Photo taken on Sept. 4, 2019 shows the new products of Caterpillar at a press conference held at the new venue of China International Exhibition Center in Beijing, capital of China. (Xinhua/Zhang Zhaoqing)
The trade conflict between the United States and China is "counterproductive" and the two countries should cooperate for mutual benefit, said a U.S. observer.
Nothing has been accomplished on a long-term basis in the trade tensions, Peter Walker, a McKinsey senior partner emeritus, told Xinhua in a recent interview. "It is counterproductive and any economist would say the same thing."
"It's a lose-lose," said Walker, also a long-term China watcher.
While pointing to the consequences of escalating tensions on the American economy, the U.S. expert said he is confident in the resilience of the Chinese economy.
Meanwhile, the China-proposed Belt and Road Initiative will give it "a great deal of options to deal with the rest of the world," added the observer.

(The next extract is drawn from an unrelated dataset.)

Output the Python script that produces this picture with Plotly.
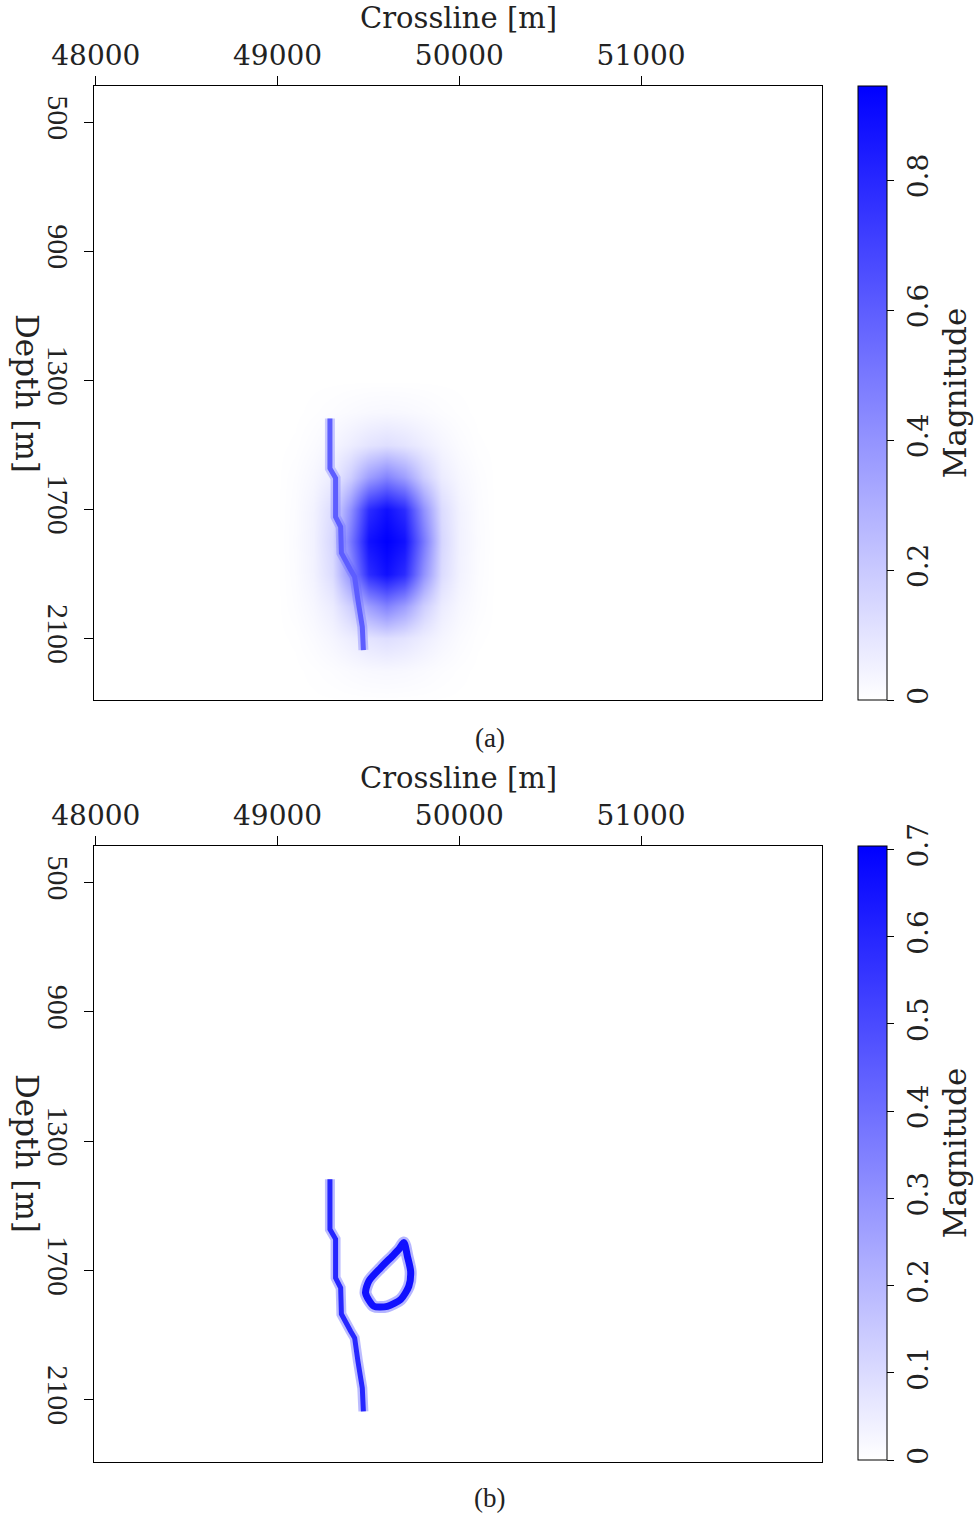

Citing Washington's imposition of additional tariffs on Chinese imports as an example, Walker said the challenge is a lack of knowledge about China on the U.S. part.
"The United States ... basically said we are imposing unilaterally the following tariffs on you, and if we don't like the way you respond, we are going to put on even more tariffs," he said.
"If you know anything about Chinese history and culture," he added, "you would never (be) going to a discussion with that kind of a mindset."
Describing the idea of asking U.S. manufacturers to change their supply chains based in China as "totally unrealistic," Walker said he believes most American people do not share the point of view that the trade war is a good thing for America.
"These two successful countries ought to be cooperating whatever they can on issues of mutual interests ... and create a win-win on both sides," he said.